Connor's story

At eight years of age, Connor didn’t recognise the behaviour of the Christian Brothers at his Victorian school as sexual abuse. But he knew the difference between being cuddled and being groped, and said the Brothers would always touch him around the genitals.

‘Because I was youngest in the class, I think I was more susceptible’, Connor said. ‘And I also topped Christian doctrine, so there’s no doubt these people had pets and there’s also no doubt that these people had a certain system of picking their pets. I’m analysing this situation now as an adult. They picked kids who were rosy cheeked, non-pimpled, naive looking – susceptible in other words. If you weren’t picked you felt as though you weren’t favoured. And that’s terrible when I look back on that, because you regarded that as, not a badge of honour, but you regarded it as being a badge of specialness.’

Connor said the methods of abuse by Brother Edwards and Brother Sullivan were the same. They would stand behind a boy and rub his genitals while touching themselves under their robes. As well as this happening to himself he witnessed it with at least 10 other boys, two of whom he recalled coming out from one of the Brothers’ offices. He said they hadn’t been strapped and didn’t want to talk about it, but their ‘reaction was different’.

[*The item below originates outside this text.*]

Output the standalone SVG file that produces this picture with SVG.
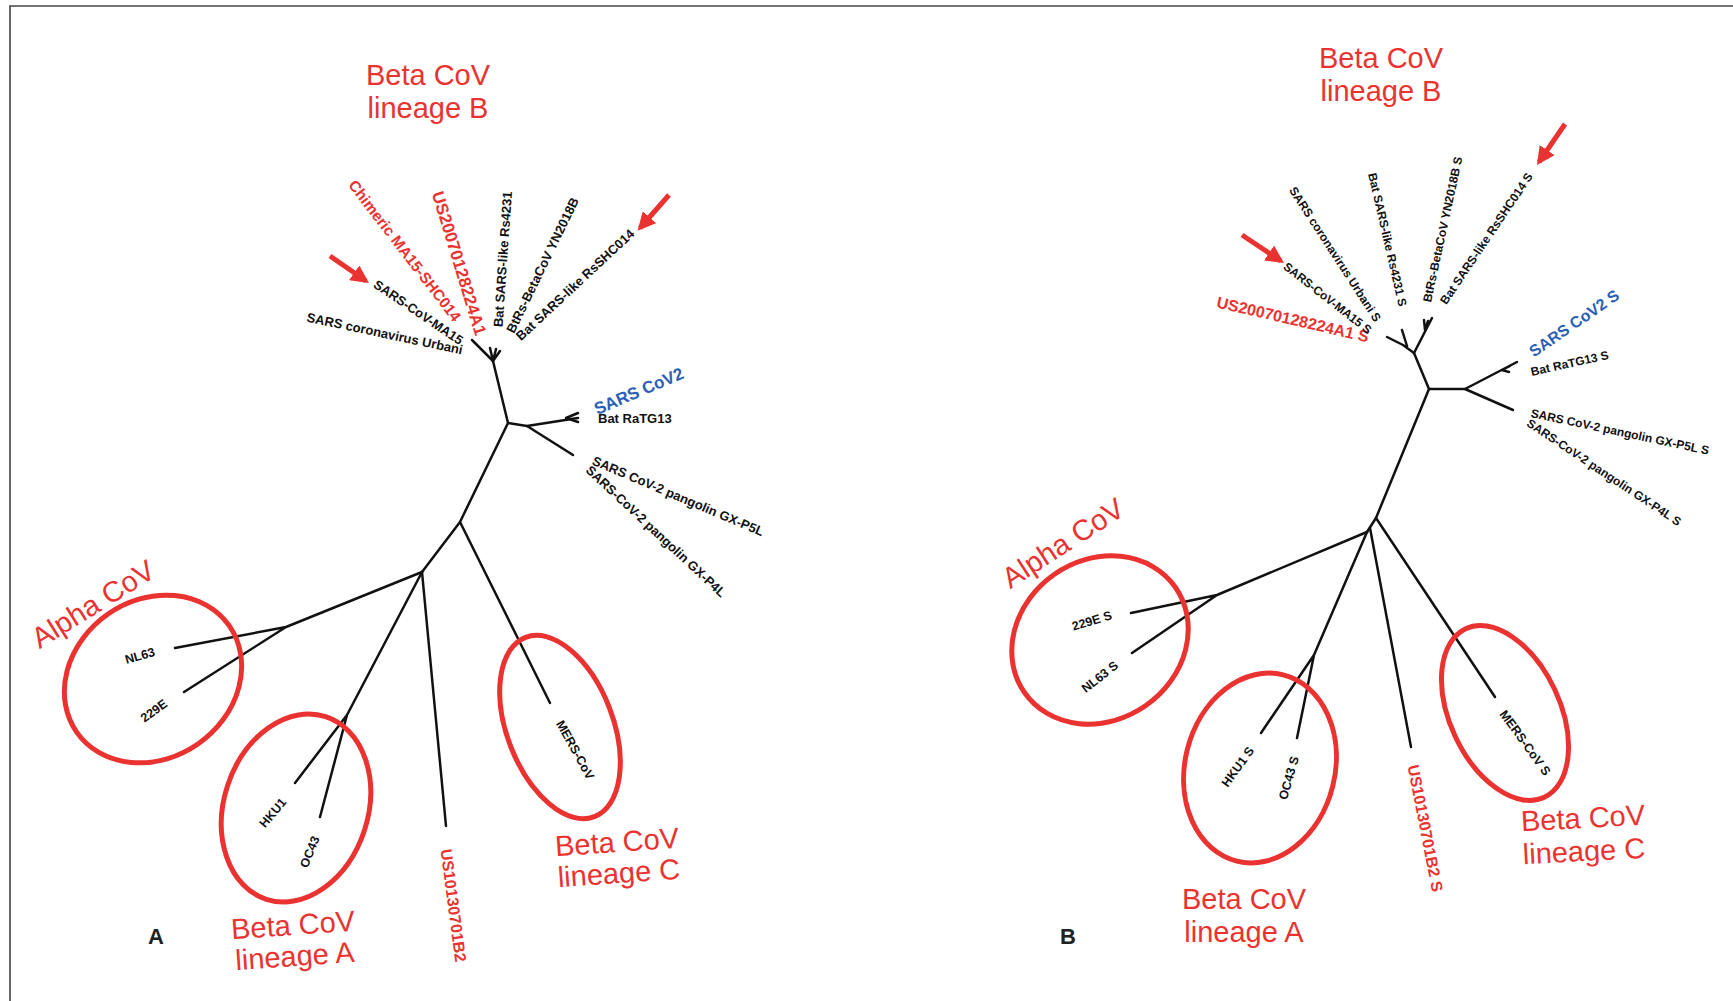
<svg xmlns="http://www.w3.org/2000/svg" width="1733" height="1001" viewBox="0 0 1733 1001">
<defs>
<style>
.br{stroke:#111;stroke-width:2.5;fill:none;stroke-linecap:round;stroke-linejoin:round}
.el{stroke:#ea3330;stroke-width:5;fill:none}
.ar{stroke:#ea3330;stroke-width:5;fill:none}
.lb{font-family:"Liberation Sans",Arial,sans-serif;font-weight:bold;font-size:13px;fill:#111;dominant-baseline:central}
.sm{font-size:12.5px}
.bs{font-size:12px}
.red{fill:#ea3330}
.blue{fill:#2b5fb5;font-size:17px}
.ttl{font-family:"Liberation Sans",Arial,sans-serif;font-size:29px;fill:#ea3330;text-anchor:middle}
.pn{font-family:"Liberation Sans",Arial,sans-serif;font-weight:bold;font-size:22px;fill:#222;text-anchor:middle}
.frame{stroke:#444;stroke-width:1.6;fill:none}
</style>
<marker id="ah" viewBox="0 0 10 10" refX="8" refY="5" markerWidth="3.6" markerHeight="3.6" orient="auto" markerUnits="strokeWidth">
<path d="M0,0 L10,5 L0,10 z" fill="#ea3330"/>
</marker>
</defs>
<rect width="1733" height="1001" fill="#fff"/>
<path class="frame" d="M10,1001 V6 H1733"/>

<g id="connectors">
<!-- Panel A tree -->
<path class="br" d="M493,361 L508,423 L460,522 L422,572"/>
<path class="br" d="M493,361 L472,340"/>
<path class="br" d="M493,361 L490,348 M493,361 L496,349 M493,361 L500,351"/>
<path class="br" d="M508,423 L527,426 L578,418 M566,418 L578,413 M566,418 L578,422"/>
<path class="br" d="M527,426 L573,455"/>
<path class="br" d="M460,522 L550,703"/>
<path class="br" d="M422,572 L286,627 L175,648 M286,627 L184,692"/>
<path class="br" d="M422,572 L347,715 L295,783 M347,715 L320,817"/>
<path class="br" d="M422,572 L446,826"/>
<!-- Panel B tree -->
<path class="br" d="M1414,353 L1429,389 L1376,518 L1367,532"/>
<path class="br" d="M1414,353 L1403,345 L1387,337 M1407,346 L1402,330"/>
<path class="br" d="M1414,353 L1432,318 M1425,330 L1424,320 M1425,330 L1428,321"/>
<path class="br" d="M1429,389 L1465,389 L1517,362 M1502,370 L1510,366 M1502,370 L1509,372"/>
<path class="br" d="M1465,389 L1513,410"/>
<path class="br" d="M1367,532 L1217,595 L1131,613 M1217,595 L1132,653"/>
<path class="br" d="M1367,532 L1314,655 L1261,733 M1314,655 L1297,738"/>
<path class="br" d="M1370,528 L1411,747"/>
<path class="br" d="M1376,518 L1495,697"/>
<!-- red arrows -->
<path class="ar" d="M330,256 L366,281" marker-end="url(#ah)"/>
<path class="ar" d="M669,195 L640,228" marker-end="url(#ah)"/>
<path class="ar" d="M1242,235 L1281,261" marker-end="url(#ah)"/>
<path class="ar" d="M1565,124 L1539,162" marker-end="url(#ah)"/>
</g>

<g id="groups">
<ellipse id="alphaA" class="el" cx="153" cy="679" rx="93" ry="79" transform="rotate(-35 153 679)"/>
<ellipse id="linAA" class="el" cx="296" cy="808" rx="72" ry="96" transform="rotate(18 296 808)"/>
<ellipse id="linCA" class="el" cx="560" cy="727" rx="53" ry="96" transform="rotate(-21 560 727)"/>
<ellipse id="alphaB" class="el" cx="1100" cy="640" rx="92" ry="80" transform="rotate(-35 1100 640)"/>
<ellipse id="linAB" class="el" cx="1260" cy="768" rx="75" ry="96" transform="rotate(14 1260 768)"/>
<ellipse id="linCB" class="el" cx="1505" cy="713" rx="55" ry="93" transform="rotate(-25 1505 713)"/>
</g>

<g id="panelA">
<g id="A-chimeric"><text class="lb red" style="font-size:15.3px" x="352" y="182" transform="rotate(52.4 352 182)">Chimeric MA15-SHC014</text></g>
<g id="A-us2007"><text class="lb red" style="font-size:17px" x="437" y="192" transform="rotate(73 437 192)">US20070128224A1</text></g>
<g id="A-ma15"><text class="lb" x="375" y="283" transform="rotate(34 375 283)">SARS-CoV-MA15</text></g>
<g id="A-urbani"><text class="lb" x="307" y="317" transform="rotate(12 307 317)">SARS coronavirus Urbani</text></g>
<g id="A-rs4231"><text class="lb" x="498" y="327" transform="rotate(-86 498 327)">Bat SARS-like Rs4231</text></g>
<g id="A-btrs"><text class="lb" x="510" y="332" transform="rotate(-64 510 332)">BtRs-BetaCoV YN2018B</text></g>
<g id="A-rsshc"><text class="lb" x="518" y="338" transform="rotate(-43 518 338)">Bat SARS-like RsSHC014</text></g>
<g id="A-sars2"><text class="lb blue" x="595" y="410" transform="rotate(-23 595 410)">SARS CoV2</text></g>
<g id="A-ratg13"><text class="lb" x="598" y="418">Bat RaTG13</text></g>
<g id="A-p5l"><text class="lb" x="593" y="460" transform="rotate(23 593 460)">SARS CoV-2 pangolin GX-P5L</text></g>
<g id="A-p4l"><text class="lb" x="588" y="468" transform="rotate(43 588 468)">SARS-CoV-2 pangolin GX-P4L</text></g>
<g id="A-nl63"><text class="lb sm" text-anchor="middle" x="140" y="656" transform="rotate(-16 140 656)">NL63</text></g>
<g id="A-229e"><text class="lb sm" text-anchor="middle" x="154" y="711" transform="rotate(-36 154 711)">229E</text></g>
<g id="A-hku1"><text class="lb sm" text-anchor="middle" x="273" y="813" transform="rotate(-50 273 813)">HKU1</text></g>
<g id="A-oc43"><text class="lb sm" text-anchor="middle" x="310" y="852" transform="rotate(-68 310 852)">OC43</text></g>
<g id="A-us1013"><text class="lb red" style="font-size:16px" x="446" y="849" transform="rotate(82.5 446 849)">US10130701B2</text></g>
<g id="A-mers"><text class="lb sm" text-anchor="middle" x="575" y="750" transform="rotate(61 575 750)">MERS-CoV</text></g>
<g id="A-titleB"><text class="ttl" x="428" y="85">Beta CoV</text><text class="ttl" x="428" y="118">lineage B</text></g>
<g id="A-titleAlpha"><text class="ttl" x="93" y="614" transform="rotate(-32 93 604)">Alpha CoV</text></g>
<g id="A-titleLA"><text class="ttl" x="293" y="935" transform="rotate(-4 293 925)">Beta CoV</text><text class="ttl" x="295" y="966" transform="rotate(-4 295 958)">lineage A</text></g>
<g id="A-titleLC"><text class="ttl" x="617" y="852" transform="rotate(-4 617 842)">Beta CoV</text><text class="ttl" x="619" y="883" transform="rotate(-4 619 875)">lineage C</text></g>
<g id="A-label"><text class="pn" x="156" y="944">A</text></g>
</g>

<g id="panelB">
<g id="B-us2007"><text class="lb red" style="font-size:16px" x="1217" y="302" transform="rotate(13 1217 302)">US20070128224A1 S</text></g>
<g id="B-ma15"><text class="lb bs" x="1285" y="265" transform="rotate(38 1285 265)">SARS-CoV-MA15 S</text></g>
<g id="B-urbani"><text class="lb bs" x="1292" y="188" transform="rotate(57 1292 188)">SARS coronavirus Urbani S</text></g>
<g id="B-rs4231"><text class="lb bs" x="1372" y="173" transform="rotate(77 1372 173)">Bat SARS-like Rs4231 S</text></g>
<g id="B-btrs"><text class="lb bs" x="1427" y="302" transform="rotate(-77.7 1427 302)">BtRs-BetaCoV YN2018B S</text></g>
<g id="B-rsshc"><text class="lb bs" x="1443" y="303" transform="rotate(-56 1443 303)">Bat SARS-like RsSHC014 S</text></g>
<g id="B-sars2"><text class="lb blue" style="font-size:16px" x="1531" y="353" transform="rotate(-34.6 1531 353)">SARS CoV2 S</text></g>
<g id="B-ratg13"><text class="lb bs" x="1531" y="372" transform="rotate(-12.5 1531 372)">Bat RaTG13 S</text></g>
<g id="B-p5l"><text class="lb bs" x="1531" y="413" transform="rotate(12 1531 413)">SARS CoV-2 pangolin GX-P5L S</text></g>
<g id="B-p4l"><text class="lb bs" x="1528" y="422" transform="rotate(33.6 1528 422)">SARS-CoV-2 pangolin GX-P4L S</text></g>
<g id="B-229e"><text class="lb sm" text-anchor="middle" x="1092" y="621" transform="rotate(-17 1092 621)">229E S</text></g>
<g id="B-nl63"><text class="lb sm" text-anchor="middle" x="1100" y="677" transform="rotate(-38 1100 677)">NL63 S</text></g>
<g id="B-hku1"><text class="lb sm" text-anchor="middle" x="1238" y="767" transform="rotate(-54 1238 767)">HKU1 S</text></g>
<g id="B-oc43"><text class="lb sm" text-anchor="middle" x="1289" y="778" transform="rotate(-74 1289 778)">OC43 S</text></g>
<g id="B-us1013"><text class="lb red" style="font-size:16px" x="1413" y="765" transform="rotate(79 1413 765)">US10130701B2 S</text></g>
<g id="B-mers"><text class="lb sm" text-anchor="middle" x="1525" y="743" transform="rotate(54 1525 743)">MERS-CoV S</text></g>
<g id="B-titleB"><text class="ttl" x="1381" y="68">Beta CoV</text><text class="ttl" x="1381" y="101">lineage B</text></g>
<g id="B-titleAlpha"><text class="ttl" x="1063" y="553" transform="rotate(-33 1063 543)">Alpha CoV</text></g>
<g id="B-titleLA"><text class="ttl" x="1244" y="909">Beta CoV</text><text class="ttl" x="1244" y="942">lineage A</text></g>
<g id="B-titleLC"><text class="ttl" x="1583" y="828" transform="rotate(-3 1583 818)">Beta CoV</text><text class="ttl" x="1584" y="861" transform="rotate(-3 1584 852)">lineage C</text></g>
<g id="B-label"><text class="pn" x="1068" y="944">B</text></g>
</g>
</svg>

Connor said one of these boys died in a motor vehicle accident at the age of 17, and he wondered if the boy’s death along with two others was risk-taking as a consequence of sexual abuse. ‘In my opinion the fact that these boys, and I’m speaking as an adult again, and this upsets me a bit [but] their story needs to be told because it mightn’t have been their fault they went off the rails.’

In the mid-1950s in Form 1, Connor said a new lay teacher gave a lecture in biology class on reproduction and sexual intercourse. The teacher was open to the boys participating and asking questions but Brother Sullivan came into the room and after a short time listening told the teacher to pack his bags and leave. The Brother then told the boys they were not to take any notice of anything the teacher had told them.

News of the Royal Commission and the thought of the boys who’d died prompted Connor to tell his account of being abused by the Brothers in the mid-1950s. Until then he hadn’t spoken of it with anyone. ‘My thought philosophy on life was shut it down’, Connor said. ‘I just lost interest in the school.’

He didn’t disclose the abuse to his mother because she was working two jobs to support three children after the death of her husband. Connor wondered if he’d had a father whether he might have been able to tell him that ‘something funny was going on’.

Connor told the Commissioner that the abuse’s effect on him was that he ‘went off the rails’. In a short time his school work deteriorated from top of the class grades and being told by teachers he had a high IQ to expulsion in his last year of school. ‘My mother and I begged to come back’, he said, but the Brothers wouldn’t have him.

The success of his brother and sister in their careers reminded Connor of his loss. ‘The family wasn’t saying to me, “You’re a failure”, but in a way they were. It’s always been in the shadow. My brother’s never said, “Look I’ve done better than you”, but he doesn’t have to.’

After leaving, Connor went to night school but didn’t stay long. He drank heavily as a way of suppressing his feelings of depression. ‘It took me 10 years of drinking to realise I had to make some decisions’, he said. He married at 28 and remained so, happily. He enjoyed family life, but felt sad that he avoided physical contact with his five sons. ‘It’s very hard to express hugs, close contact. My kids will give me a hug but I find it very difficult.’

He’s never approached the Christian Brothers or Catholic Church to disclose the abuse or seek compensation, and isn’t sure if he ever will.

‘There’s obviously an injustice here but you can’t put a monetary value on it.’

He said he’d been uncertain about contacting the Royal Commission and travelling to tell his story. He wanted to ‘remember for others that are deceased’, but didn’t want to ‘remember because I don’t want to bring it back’.